The MAC CPS receives data from the various CSs, through the MAC SAP, classified to particular MAC connections. Data is transferred between the MAC CPS and the PHY layer via the PHY SAP. The MAC CPS also contains a separate security sub-layer that provides authentication, secure key exchange, and encryption. The MAC CPS forms an IEEE 802.16m based MAC PDU. The MAC PDU format includes a Generic MAC Header (GMH), an Extended Header (EH) group, and payload. Each connection payload includes one or more MAC SDUs or MAC SDU fragments received from the CS layer for the particular connection.
Further, the GMH format (based on the IEEE 802.16m standard) includes a Flow Identifier (Flow ID) field, an Extended Header (EH) field, and a Length field. A connection is identified by the Flow ID field. The EH field indicates whether an extended header group is present in the MAC PDU or not. Further, the Length field gives information about the length of the MAC PDU. The EH group includes a fixed portion that indicates the EH group length. The EH group also includes a variable portion following the fixed portion which consists of one or more EHs. The EH contains a type field and a body contents field. The type field indicates the type of EH and the body contents field indicates the type-dependent contents.

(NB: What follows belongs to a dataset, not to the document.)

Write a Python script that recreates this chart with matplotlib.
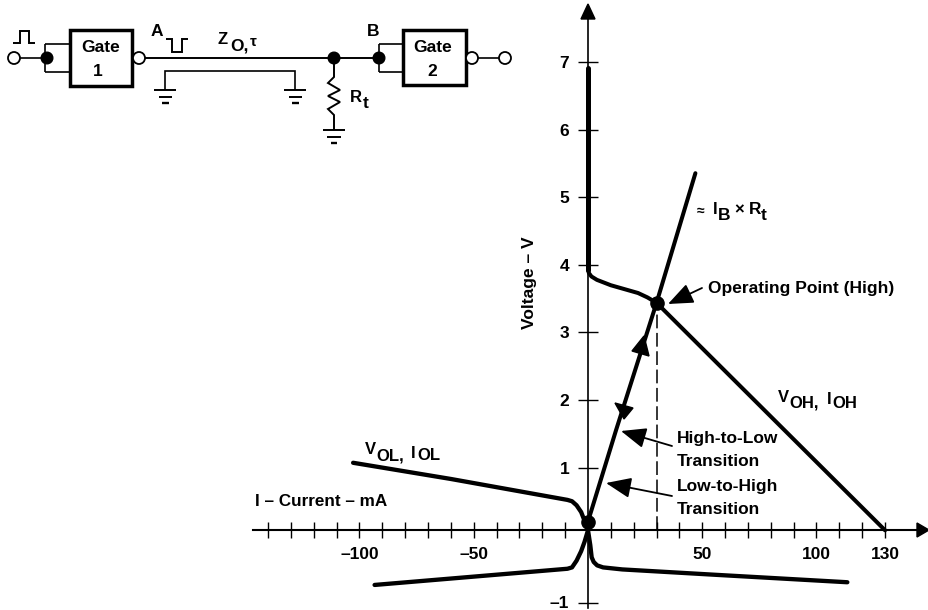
import numpy as np
import matplotlib
matplotlib.use('Agg')
import matplotlib.pyplot as plt
from matplotlib.patches import Circle, Rectangle, Polygon

plt.rcParams['font.family'] = ['Liberation Sans', 'DejaVu Sans']
plt.rcParams['font.weight'] = 'bold'

# curves, current in mA, voltage in V
vol_i = [-102.8, -60, -9, -7, -5, -3, -1.5, 0, 1.0, 1.6, 2.5, 4, 6.6, 15, 56, 113.5]
vol_v = [1.07, 0.83, 0.52, 0.50, 0.44, 0.34, 0.21, 0.07, -0.15, -0.33, -0.40, -0.45, -0.48, -0.51, -0.59, -0.70]
low_i = [-93.4, -9, -7, -5, -3, -1.5, 0, 0]
low_v = [-0.74, -0.50, -0.48, -0.38, -0.24, -0.10, 0.07, 0.2]
voh_i = [0, 0, 0.4, 1.5, 3.9, 10, 21.9, 26, 30, 130]
voh_v = [6.92, 3.93, 3.88, 3.83, 3.78, 3.70, 3.585, 3.52, 3.44, 0.07]
load_i = [0, 12.3, 30, 47]
load_v = [0.2, 1.556, 3.44, 5.36]
op_i, op_v = 30, 3.44
axis_v = 0.07

x_ticks = list(range(-140, 131, 10))
x_labels = {-100: '–100', -50: '–50', 50: '50', 100: '100', 130: '130'}
y_ticks = [-1, 1, 2, 3, 4, 5, 6, 7]
y_labels = ['–1', '1', '2', '3', '4', '5', '6', '7']

W, H = 929, 610
fig = plt.figure(figsize=(9.29, 6.1), dpi=100)

# chart axes fill the figure, scale 2.285 px/mA and 67.5 px/V
ax = fig.add_axes([0, 0, 1, 1])
ax.patch.set_alpha(0)
ax.set_xlim(-588 / 2.285, (W - 588) / 2.285)
ax.set_ylim((535 - H) / 67.5, 535 / 67.5)
for s in ['top', 'right']:
    ax.spines[s].set_visible(False)
ax.spines['left'].set_position(('data', 0))
ax.spines['bottom'].set_position(('data', axis_v))
ax.spines['left'].set_bounds((535 - 608) / 67.5, (535 - 15) / 67.5)
ax.spines['bottom'].set_bounds((253 - 588) / 2.285, (920 - 588) / 2.285)
ax.spines['left'].set_linewidth(1.2)
ax.spines['bottom'].set_linewidth(1.5)
ax.set_xticks(x_ticks)
ax.set_xticklabels([x_labels.get(t, '') for t in x_ticks])
ax.set_yticks(y_ticks)
ax.set_yticklabels(y_labels)
ax.tick_params(axis='x', direction='inout', length=11.5, width=1.0, pad=6, labelsize=12.5)
ax.tick_params(axis='y', direction='inout', length=15, width=1.0, pad=6, labelsize=12.5)

ax.plot(vol_i, vol_v, color='black', lw=3.1, solid_capstyle='round', solid_joinstyle='round')
ax.plot(low_i, low_v, color='black', lw=3.1, solid_capstyle='round', solid_joinstyle='round')
ax.plot(voh_i[:2], voh_v[:2], color='black', lw=3.6, solid_capstyle='round')
ax.plot(voh_i[1:], voh_v[1:], color='black', lw=2.9, solid_capstyle='round', solid_joinstyle='round')
ax.plot(load_i, load_v, color='black', lw=2.9, solid_capstyle='round')
ax.plot([op_i, op_i], [axis_v, op_v], color='black', lw=1.1, dashes=(9, 3))
ax.plot([op_i, 0], [op_v, 0.2], ls='none', marker='o', ms=9.5, color='black')

# overlay in pixels for schematic and notes
ov = fig.add_axes([0, 0, 1, 1])
ov.set_xlim(0, W)
ov.set_ylim(H, 0)
ov.axis('off')


def line(xs, ys, lw=1.2):
    ov.plot(xs, ys, color='black', lw=lw, solid_capstyle='butt', solid_joinstyle='miter')


def bubble(x, y):
    ov.add_patch(Circle((x, y), 6, fc='white', ec='black', lw=1.3, zorder=4))


def dot(x, y):
    ov.add_patch(Circle((x, y), 5.8, fc='black', ec='black', zorder=4))


def ground(x, y, w=11):
    line([x - w, x + w], [y, y], 1.4)
    line([x - w * 0.6, x + w * 0.6], [y + 7, y + 7], 1.4)
    line([x - w * 0.3, x + w * 0.3], [y + 13, y + 13], 1.7)


def label(x, y, s, size=12.5, **kw):
    ov.text(x, y, s, fontsize=size, va='center', ha=kw.pop('ha', 'left'), **kw)


def note(x0, y0, x1, y1):
    ov.annotate('', xy=(x1, y1), xytext=(x0, y0),
                arrowprops=dict(arrowstyle='-|>,head_length=1.1,head_width=0.45', color='black',
                                lw=1.3, shrinkA=0, shrinkB=0, mutation_scale=14))


# arrow tips of the axes
ov.add_patch(Polygon([[929, 530], [917, 523], [917, 537]], fc='black', ec='black'))
ov.add_patch(Polygon([[588, 4], [581, 19], [595, 19]], fc='black', ec='black'))

# direction heads on the load line
ov.add_patch(Polygon([[644, 336], [632, 351], [649, 356]], fc='black', ec='black'))
ov.add_patch(Polygon([[624, 419], [615, 403], [633, 408]], fc='black', ec='black'))

# schematic
line([14, 47], [58, 58])
line([45, 70], [44, 44])
line([45, 45], [44, 72])
line([45, 70], [72, 72])
ov.add_patch(Rectangle((70, 30), 62, 56, fc='white', ec='black', lw=2.5, zorder=3))
bubble(14, 58)
dot(47, 58)
bubble(139, 58)
line([145, 379], [58, 58], 1.4)
line([379, 403], [44, 44])
line([379, 379], [44, 72])
line([379, 403], [72, 72])
ov.add_patch(Rectangle((403, 30), 63, 55, fc='white', ec='black', lw=2.5, zorder=3))
dot(334, 58)
dot(379, 58)
bubble(472, 58)
line([478, 500], [58, 58])
bubble(505, 58)
line([165.5, 165.5, 295.5, 295.5], [90, 71, 71, 90])
ground(165.5, 90)
ground(295.5, 90)
line([334, 334, 328, 340, 328, 340, 328, 334, 334],
     [58, 77, 83, 90, 96, 102, 109, 115, 130], 1.4)
ground(334, 130)
line([13.5, 19.6, 19.6, 29, 29, 35], [43, 43, 31, 31, 43, 43], 1.4)
line([166, 172, 172, 182, 182, 188], [39, 39, 52, 52, 39, 39], 1.4)

label(101, 47, 'Gate', ha='center', zorder=5)
label(98, 71, '1', ha='center', zorder=5)
label(433, 47, 'Gate', ha='center', zorder=5)
label(432, 71, '2', ha='center', zorder=5)
label(151, 32, 'A')
label(367, 32, 'B')
label(218, 39, 'Z', size=12)
label(230, 46, 'O,', size=12.5)
label(250, 42, 'τ', size=11)
label(350, 97, 'R', size=12)
label(363, 104, 't', size=12.5)

# notes
ov.text(530, 283, 'Voltage – V', fontsize=12.5, rotation=90, va='center', ha='center')
label(255, 502, 'I – Current – mA', size=12.3)
label(365, 450, 'V', size=12)
label(376, 456, 'OL,', size=12)
label(411, 453, 'I', size=12)
label(417, 456, 'OL', size=12)
label(778, 398, 'V', size=12)
label(789, 403, 'OH,', size=12)
label(827, 400, 'I', size=12)
label(832, 404, 'OH', size=12)
label(697, 211, '≈', size=10)
label(713, 210, 'I', size=12)
label(718, 215, 'B', size=12.5)
label(734, 210, '×', size=12)
label(749, 210, 'R', size=12.5)
label(761, 215, 't', size=12.5)
label(708, 288, 'Operating Point (High)', size=12.5)
label(677, 439, 'High-to-Low', size=12.5)
label(677, 461, 'Transition', size=12.5)
label(677, 487, 'Low-to-High', size=12.5)
label(677, 510, 'Transition', size=12.5)
note(702, 288, 668, 304)
note(672, 446, 621, 431)
note(672, 496, 606, 483)

fig.savefig('out.png', dpi=100, facecolor='white')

The MAC layer encodes multiple MAC PDUs (MPDUs) to form a MAC layer packet, which is then sent to a PHY layer for transmitting on the air. The size (in bytes) of the MAC layer packet formed by the MAC Layer is equal to the number of bytes requested by the PHY layer from the MAC layer. Thereafter, the multiple MAC PDUs that are encoded in the MAC layer packet are sent from the PHY layer of a transmitting communication device to a PHY layer of a receiving communication device.
The maximum size of the MAC PDU can be 2047 bytes because the size of the Length field in the GMH is ‘11’ bits. In a high data rate system, the MAC SDUs carried in the MAC PDU can be much larger than 2047 bytes. In order to carry such large MAC SDUs, the MAC SDUs need to be fragmented and multiple MAC PDUs, each carrying one fragment of the MAC SDU, are formed and concatenated together in one physical layer packet. This approach causes increased overhead because of the GMH overhead (2 bytes) and fragmentation/packing information overhead (2 bytes per MAC SDU fragment). For a MAC SDU, which is carried in ‘n’ MAC PDUs, the additional overhead of ‘4*(n−1)’ bytes is incurred. Accordingly, the MAC PDU needs to have a larger Length field to facilitate carrying of larger MAC SDUs in one MAC PDU.
Further, the process of carrying a large MAC SDU in the form of multiple MAC PDUs in a MAC layer packet also consumes more Automatic Repeat reQuest (ARQ) sequence numbers as an ARQ sequence number is assigned per MAC PDU. This leads to more frequent polling for a feedback request to avoid stalling of the transmitter ARQ window. Hence, the MAC PDU needs to have a larger Length field to facilitate carrying of larger MAC SDUs in one MPDU.
Also, in the current MAC PDU format, the MAC PDU can carry payload from multiple connections. The multiplexing approach reduces security overhead significantly. Hence, if ‘n’ connection payloads are multiplexed in one MAC PDU, then 12*(n−1) bytes of overhead are saved. The smaller size of the Length field does not allow multiplexing if the size of the multiplexed payload and the headers is greater than 2047 bytes. Therefore, multiple MAC PDUs are formed, one for each connection, and concatenated together in one MAC layer packet. This has an additional overhead of 2*(n−1)+12*(n−1) bytes for ‘n’ connection payloads. Thus, the multiplexed MAC PDU needs to have a larger Length field to facilitate multiplexing.
Hence there exists a need to efficiently encode and decode the length of the MAC PDU in the MAC layer packet.